Николай Дмитриевич неуверенно улыбнулся, но Распутин не шутил.
— Всех что-нибудь да гнетет, — сказал он, — и царей, и нищих. И ты не из другого теста… А вот наугад: бездетный, небось? Ну да ничего, придет и на твою улицу праздник.
Николай Дмитриевич остолбенел. Распутин глядел на него, улыбаясь и почесывая язык о крупные желтые зубы. Вдруг с ним случилась небольшая отрыжка, отчего в воздухе явственно запахло луком.
— И мамаша, кажется, нездорова?
«Наверняка что-то обо мне слышал», — подумал Рубашов. Мысль эта еще шевелилась так и эдак в голове у него — когда? от кого? — но старец прервал ее неожиданным ответом:
— Никогда. Даже и как зовут тебя, не знаю.
Они как-то само собой двинулись и пошли к выходу. Им вслед оглядывались и перешептывались. Николай машинально обратил внимание на полотно Тициана: Мария Магдалина с обнаженной грудью устремила экстатический взор на голубое шевиотовое небо. Распутин снова рыгнул, на этот раз поэнергичнее, совершенно не стесняясь. Наконец они выбрались из тесноты.
— Вы правы, — сказал Николай Дмитриевич. — Мы с женой страстно и, кажется, безнадежно мечтаем о ребенке, и матушка моя нездорова — как вы это-то знать могли?

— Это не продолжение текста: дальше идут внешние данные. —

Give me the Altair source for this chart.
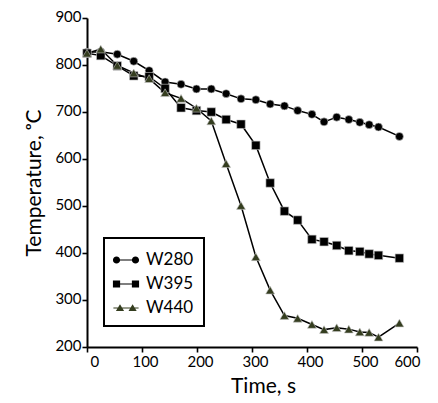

— Тебе какая печаль, — сказал Распутин, — они тебя все равно покинут. Так уж Божий мир устроен — встречаются, расходятся, и конца нету этому кружению.
«Сумасшедший он, что ли? — подумал Николай Дмитриевич. — Императрица окружила себя юродивыми. Пророчества, смешанные с пустой болтовней. Нина меня оставит… чушь какая…» Но Распутин снова ответил на его невысказанный вопрос.
— Нет, не сумасшедший. Чего нет, да и не будет — тьфу-тьфу, нехорошо зарекаться — не сумасшедший. Пророк маленько — это да, это может быть. Люди-то слушают, слушают, что мне ангелы в уши нашептали. Поэтому-то и сторонятся меня — людишки-то как, они все больше будущего опасаются, им бы за прошлое стыдиться, а они перед завтрашним днем дрожмя дрожат, как лист осиновый… Они к этой самой хронологии кнопками прикноплены, чисто жуки какие. Это, конечно, счастье, с одной-то стороны, а с другой поглядеть — проклятие. Грех-то, он ведь не сам по себе, он взгляда назад требует, а мы назад-то и поглядеть боимся… без прошлого-то нам откуда знать, что хорошо, а что плохо, что Богу угодно, а что нет… А какая вера, если раскаяния нет?